The latest Sats results showed that 53 per cent of 11-year-olds passed all three key areas of testing, prompting concerns that this year’s key stage 2 tests were too tough.

Labour frontbencher Angela Rayner said many teachers believe the new expected standard is “beyond the reach” of the majority of children as she launched a blistering attack on education secretary Nicky Morgan.

But Mrs Morgan accused Ms Rayner of peddling “mad conspiracy theories” after she suggested the government was trying to bring back the 11-plus “through the back door”.

Leading an opposition day debate on the issue, Ms Rayner said: “Our children are being set up to fail. Almost half of England’s 11-year-olds will now go on to secondary school being told by this government that they are failures.

“But the real failures are this government and in particular the current secretary of state for education, who pushed ahead with this flawed system despite all the warnings from the education profession that its primary assessment system was not fit for purpose.”

Ms Rayner said separating children on the basis of Sats results and making them resit the tests “sounds to me like the dark days of the 11-plus” where children were “branded failures”.

But Mrs Morgan hit back and said Ms Rayner’s speech “captured everything that is wrong with the Labour Party at the moment”.

“Mad conspiracy theories, deferring to the unions and zero answers to the problems facing this country,” she said.

Although she rejects the idea that the tests were a failure, the education secretary admitted the roll-out of the new tests was “not as smooth as it could have been and for that we have apologised”.

Mrs Morgan claimed Ms Rayner’s speech could have “easily” been written by National Union of Teachers (NUT) acting general secretary Kevin Courtney - who called for the minister to resign on Sunday.

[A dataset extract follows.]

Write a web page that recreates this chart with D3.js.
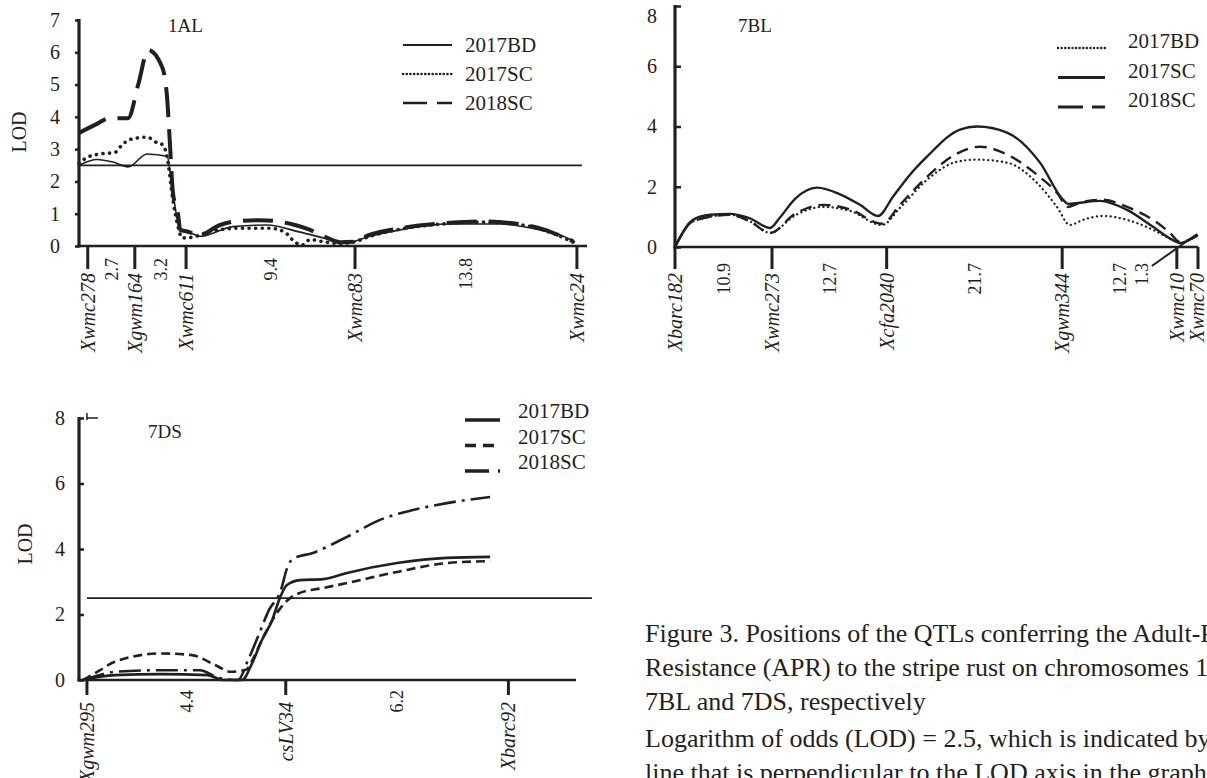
<!DOCTYPE html>
<html><head><meta charset="utf-8">
<script src="https://cdn.jsdelivr.net/npm/d3@7"></script>
<style>
body{margin:0;background:#fff;}
svg{display:block;font-family:"Liberation Serif","Times New Roman",serif;}
</style></head><body>
<svg id="c" width="1207" height="778"></svg>
<script>
// ---------------- DATA ----------------
const seriesNames = ["2017BD", "2017SC", "2018SC"];

// Chromosome 1AL
const markers1AL = ["Xwmc278", "Xgwm164", "Xwmc611", "Xwmc83", "Xwmc24"];
const markerPos1AL = [0, 2.8, 5.85, 15.9, 29.1];          // map position as drawn (cM)
const intervals1AL = ["2.7", "3.2", "9.4", "13.8"];
const yTicks1AL = [0, 1, 2, 3, 4, 5, 6, 7];
const cm1AL_2017BD = [-0.52,0.55,1.5,2.4,3.53,4.48,4.72,5.07,5.5,5.79,6.67,8.63,10.65,12.63,14.6,15.42,16.79,18.58,21.55,24.53,26.9,28.1,28.99];
const lod1AL_2017BD = [2.5,2.68,2.6,2.45,2.85,2.8,2.78,1.64,0.5,0.48,0.3,0.6,0.65,0.43,0.18,0.1,0.3,0.5,0.68,0.68,0.5,0.34,0.13];
const cm1AL_2017SC = [-0.52,0.02,0.73,1.62,2.04,2.52,3.53,4.12,4.48,4.72,5.07,5.37,5.61,6.2,7.27,9.06,10.85,11.74,12.33,12.75,13.23,13.82,15.01,15.78,16.79,18.58,21.55,23.34,25.7,27.2,28.1,28.87];
const lod1AL_2017SC = [2.56,2.76,2.85,2.9,3.13,3.3,3.37,3.2,3.13,2.76,1.42,0.6,0.25,0.27,0.45,0.55,0.55,0.42,0.12,0.03,0.2,0.15,0.08,0.12,0.3,0.52,0.7,0.74,0.66,0.48,0.3,0.12];
const cm1AL_2018SC = [-0.52,0.43,1.33,2.4,3.0,3.59,4.42,4.72,4.9,5.07,5.37,5.5,5.9,6.67,7.87,9.06,10.25,11.44,12.33,13.23,14.12,15.01,15.78,16.79,18.58,21.55,23.34,25.7,27.2,28.1,28.87];
const lod1AL_2018SC = [3.5,3.75,3.96,3.96,4.99,6.07,5.55,4.6,3.07,1.64,1.0,0.5,0.45,0.35,0.65,0.78,0.8,0.75,0.65,0.5,0.28,0.12,0.13,0.35,0.55,0.72,0.76,0.68,0.5,0.32,0.15];

// Chromosome 7BL
const markers7BL = ["Xbarc182", "Xwmc273", "Xcfa2040", "Xgwm344", "Xwmc10", "Xwmc70"];
const markerPos7BL = [0, 11.0, 24.0, 43.9, 56.9, 59.3];
const intervals7BL = ["10.9", "12.7", "21.7", "12.7", "1.3"];
const yTicks7BL = [0, 2, 4, 6, 8];
const cm7BL_2017BD = [0,2.04,6.24,8.5,10.77,13.61,16.78,19.84,23.47,25.51,28.57,31.97,34.24,37.64,41.04,43.31,44.78,46.26,48.53,51.25,54.2,56.46,57.26,58.39,59.3];
const lod7BL_2017BD = [0,0.85,1.07,0.85,0.47,1.05,1.33,1.2,0.73,1.3,2.23,2.83,2.9,2.8,2.13,1.33,0.73,0.9,1.03,0.9,0.57,0.23,0.13,0.25,0.4];
const cm7BL_2017SC = [0,2.04,3.97,6.24,8.5,10.77,11.9,13.61,16.1,18.71,20.98,23.02,24.72,26.64,28.57,32.31,34.24,37.64,41.38,43.99,44.56,45.92,48.19,51.25,54.2,56.46,57.26,58.39,59.3];
const lod7BL_2017SC = [0,0.9,1.07,1.1,0.95,0.63,0.98,1.6,1.97,1.75,1.4,1.03,1.67,2.4,3.0,3.9,4.0,3.8,2.8,1.57,1.43,1.47,1.53,1.23,0.67,0.23,0.13,0.25,0.4];
const cm7BL_2018SC = [0,2.04,6.24,8.5,10.77,13.61,16.78,19.84,23.47,25.51,28.57,31.97,34.58,37.64,41.04,43.31,44.56,45.92,48.53,51.25,54.2,56.12,57.26,58.39,59.3];
const lod7BL_2018SC = [0,0.85,1.07,0.85,0.47,1.1,1.4,1.25,0.77,1.4,2.33,3.1,3.33,3.07,2.4,1.8,1.33,1.47,1.57,1.33,0.9,0.47,0.17,0.25,0.4];

// Chromosome 7DS
const markers7DS = ["Xgwm295", "csLV34", "Xbarc92"];
const markerPos7DS = [0, 5.0, 10.6];
const intervals7DS = ["4.4", "6.2"];
const yTicks7DS = [0, 2, 4, 6, 8];
const cm7DS_2017BD = [-0.1,0.33,0.7,1.86,3.04,3.42,3.9,4.15,4.4,4.65,4.85,5.03,5.36,5.94,6.54,7.8,9.05,10.14];
const lod7DS_2017BD = [0,0.1,0.15,0.18,0.15,0,0,0.5,1.22,1.8,2.5,2.9,3.05,3.08,3.27,3.57,3.73,3.76];
const cm7DS_2017SC = [-0.1,0.33,0.7,1.87,2.64,3.22,3.62,4.0,4.2,4.4,4.65,4.9,5.11,5.36,5.94,6.54,7.8,9.05,10.14];
const lod7DS_2017SC = [0,0.3,0.56,0.81,0.76,0.46,0.25,0.31,0.7,1.22,1.8,2.25,2.5,2.66,2.81,2.96,3.3,3.57,3.63];
const cm7DS_2018SC = [-0.1,0.33,0.7,1.86,2.84,3.32,3.8,4.05,4.3,4.58,4.88,5.03,5.18,5.68,6.54,7.37,8.2,9.05,10.14];
const lod7DS_2018SC = [0,0.15,0.25,0.3,0.3,0.06,0,0.6,1.32,2.14,2.75,3.4,3.7,3.88,4.37,4.89,5.19,5.4,5.59];

const lodThreshold = 2.5;

const captionLines = [
  "Figure 3. Positions of the QTLs conferring the Adult-Plant",
  "Resistance (APR) to the stripe rust on chromosomes 1AL,",
  "7BL and 7DS, respectively",
  "Logarithm of odds (LOD) = 2.5, which is indicated by a bold",
  "line that is perpendicular to the LOD axis in the graphs"
];

// ---------------- DRAWING ----------------
const INK = "#231f20";
const svg = d3.select("#c");

function drawPanel(o) {
  const g = svg.append("g");
  const x = d3.scaleLinear().domain(o.xDomain).range([o.left, o.right]);
  const y = d3.scaleLinear().domain(o.yDomain).range([o.bottom, o.top]);

  // threshold line
  if (o.threshold) {
    g.append("line")
      .attr("x1", x(o.threshold[0])).attr("x2", x(o.threshold[1]))
      .attr("y1", y(lodThreshold)).attr("y2", y(lodThreshold))
      .attr("stroke", INK).attr("stroke-width", 1.7);
  }

  // curves
  const line = d3.line().x(d => x(d[0])).y(d => y(d[1])).curve(d3.curveMonotoneX);
  o.series.forEach((s, i) => {
    const st = o.styles[i];
    g.append("path").datum(d3.zip(s.cm, s.lod))
      .attr("d", line).attr("fill", "none").attr("stroke", INK)
      .attr("stroke-width", st.w)
      .attr("stroke-dasharray", st.dash || null)
      .attr("stroke-linecap", st.cap || "butt")
      .attr("stroke-linejoin", "round");
  });

  // y axis
  const ya = d3.axisLeft(y).tickValues(o.yTicks).tickSize(o.yTickSize).tickPadding(o.yPad).tickFormat(d3.format("d"));
  const yg = g.append("g").attr("transform", `translate(${o.left},0)`).call(ya);
  yg.select(".domain").remove();
  yg.selectAll(".tick line").attr("stroke", INK).attr("stroke-width", 2.5);
  yg.selectAll(".tick text").attr("fill", INK).style("font-size", "20px")
    .style("font-family", '"Liberation Serif","Times New Roman",serif')
    .attr("dy", d => (y(d) < 12 ? "0.8em" : "0.32em"));
  g.append("line").attr("x1", o.left).attr("x2", o.left)
    .attr("y1", y(o.yDomain[1]) - 1).attr("y2", o.bottom + 1.5)
    .attr("stroke", INK).attr("stroke-width", 3.2);

  // x axis (genetic map)
  g.append("line").attr("x1", o.left - 1.5).attr("x2", o.right)
    .attr("y1", o.bottom).attr("y2", o.bottom)
    .attr("stroke", INK).attr("stroke-width", 2.6);

  o.markerPos.forEach((p, i) => {
    g.append("line").attr("x1", x(p)).attr("x2", x(p))
      .attr("y1", o.bottom).attr("y2", o.bottom + o.mTick)
      .attr("stroke", INK).attr("stroke-width", 3);
    const tx = Math.min(x(p), 1197), ty = o.bottom + o.mGap;
    g.append("text").attr("transform", `translate(${tx},${ty}) rotate(-90)`)
      .attr("dy", "0.35em").attr("text-anchor", "end")
      .style("font-size", "20px").style("font-style", "italic").attr("fill", INK)
      .text(o.markers[i]);
  });

  o.intervals.forEach((lab, i) => {
    let tx = (x(o.markerPos[i]) + x(o.markerPos[i + 1])) / 2;
    const narrow = x(o.markerPos[i + 1]) - x(o.markerPos[i]) < 30;
    if (narrow) {
      tx = x(o.markerPos[i]) - 35;
      g.append("line")
        .attr("x1", tx + 10).attr("y1", o.bottom + 19)
        .attr("x2", x(o.markerPos[i + 1]) - 1).attr("y2", o.bottom - 13)
        .attr("stroke", INK).attr("stroke-width", 2);
    }
    const ty = o.bottom + o.iGap;
    g.append("text").attr("transform", `translate(${tx},${ty}) rotate(-90)`)
      .attr("dy", "0.35em").attr("text-anchor", "end")
      .style("font-size", "18px").attr("fill", INK)
      .text(lab);
  });

  // y label
  if (o.yLabel) {
    g.append("text").attr("transform", `translate(${o.yLabel[0]},${o.yLabel[1]}) rotate(-90)`)
      .attr("text-anchor", "middle").attr("dy", "0.35em")
      .style("font-size", "20px").attr("fill", INK).text("LOD");
  }

  // title
  g.append("text").attr("x", o.title[1]).attr("y", o.title[2])
    .style("font-size", "19px").attr("fill", INK).text(o.title[0]);

  // legend
  const lg = o.legend;
  seriesNames.forEach((name, i) => {
    const ly = lg.y + i * lg.step;
    const st = lg.styles[i];
    g.append("line").attr("x1", lg.x1).attr("x2", lg.x2).attr("y1", ly).attr("y2", ly)
      .attr("stroke", INK).attr("stroke-width", st.w)
      .attr("stroke-dasharray", st.dash || null).attr("stroke-linecap", st.cap || "butt");
    g.append("text").attr("x", lg.tx).attr("y", ly + lg.dy)
      .style("font-size", "21px").attr("fill", INK).text(name);
  });

  return {g, x, y};
}

// Panel 1AL
drawPanel({
  left: 79, right: 587, top: 20, bottom: 246,
  xDomain: [-0.52, 29.7], yDomain: [0, 7], yTicks: yTicks1AL,
  yTickSize: 4, yPad: 15, yLabel: [19, 132],
  threshold: [-0.52, 29.4],
  markers: markers1AL, markerPos: markerPos1AL, intervals: intervals1AL,
  mTick: 23, mGap: 27, iGap: 12,
  title: ["1AL", 168, 32],
  series: [
    {cm: cm1AL_2017BD, lod: lod1AL_2017BD},
    {cm: cm1AL_2017SC, lod: lod1AL_2017SC},
    {cm: cm1AL_2018SC, lod: lod1AL_2018SC}
  ],
  styles: [
    {w: 1.6},
    {w: 3.6, dash: "0.1 6.5", cap: "round"},
    {w: 4, dash: "30 12"}
  ],
  legend: {x1: 403, x2: 452, tx: 465, y: 45, step: 29, dy: 7,
    styles: [{w: 2.2}, {w: 2.6, dash: "0.1 3.6", cap: "round"}, {w: 2.6, dash: "24 10"}]}
});

// Panel 7BL
const p2 = drawPanel({
  left: 675, right: 1198, top: 6, bottom: 247,
  xDomain: [0, 59.3], yDomain: [0, 8], yTicks: yTicks7BL,
  yTickSize: -6, yPad: 18, yLabel: null,
  threshold: null,
  markers: markers7BL, markerPos: markerPos7BL, intervals: intervals7BL,
  mTick: 22, mGap: 26, iGap: 16,
  title: ["7BL", 738, 32],
  series: [
    {cm: cm7BL_2017BD, lod: lod7BL_2017BD},
    {cm: cm7BL_2017SC, lod: lod7BL_2017SC},
    {cm: cm7BL_2018SC, lod: lod7BL_2018SC}
  ],
  styles: [
    {w: 2.3, dash: "0.1 4.5", cap: "round"},
    {w: 2.4},
    {w: 2.4, dash: "12 7"}
  ],
  legend: {x1: 1058, x2: 1105, tx: 1128, y: 48, step: 29.5, dy: 0,
    styles: [{w: 2.4, dash: "0.1 3.5", cap: "round"}, {w: 2.8}, {w: 2.8, dash: "25 9"}]}
});

// Panel 7DS
const p3 = drawPanel({
  left: 79, right: 576, top: 418, bottom: 680,
  xDomain: [-0.2, 12.3], yDomain: [0, 8], yTicks: yTicks7DS,
  yTickSize: -5, yPad: 14, yLabel: [25, 544],
  threshold: [0, 12.7],
  markers: markers7DS, markerPos: markerPos7DS, intervals: intervals7DS,
  mTick: 15, mGap: 22, iGap: 10,
  title: ["7DS", 148, 438],
  series: [
    {cm: cm7DS_2017BD, lod: lod7DS_2017BD},
    {cm: cm7DS_2017SC, lod: lod7DS_2017SC},
    {cm: cm7DS_2018SC, lod: lod7DS_2018SC}
  ],
  styles: [
    {w: 2.6},
    {w: 2.6, dash: "9 5"},
    {w: 2.6, dash: "22 6 3 6"}
  ],
  legend: {x1: 465, x2: 500, tx: 518, y: 420, step: 25.5, dy: -2,
    styles: [{w: 3.4}, {w: 3.4, dash: "11 7"}, {w: 3.4, dash: "24 9 3 100"}]}
});
// small bracket mark at the top of the 7DS LOD axis
p3.g.append("path")
  .attr("d", `M${p3.x(0)},${p3.y(8) - 5}V${p3.y(8) + 2}M${p3.x(0)},${p3.y(8)}H${p3.x(0) + 11}`)
  .attr("stroke", INK).attr("stroke-width", 1.5).attr("fill", "none");

// caption
const capY = [642, 676, 710, 747, 781];
svg.append("g").selectAll("text").data(captionLines).join("text")
  .attr("x", 645).attr("y", (d, i) => capY[i])
  .style("font-size", "26px").attr("fill", INK).text(d => d);
</script>
</body></html>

She said it represented the final stage of Labour’s transformation into the “parliamentary wing of the NUT”.

Liberal Democrat John Pugh, MP for Southport said: “Sometimes in these debates, criticising the government can be quite difficult. But when the minister describes the debacle of Sats as a great success, criticising government policy gets relatively easy - it’s like shooting fish in a barrel.”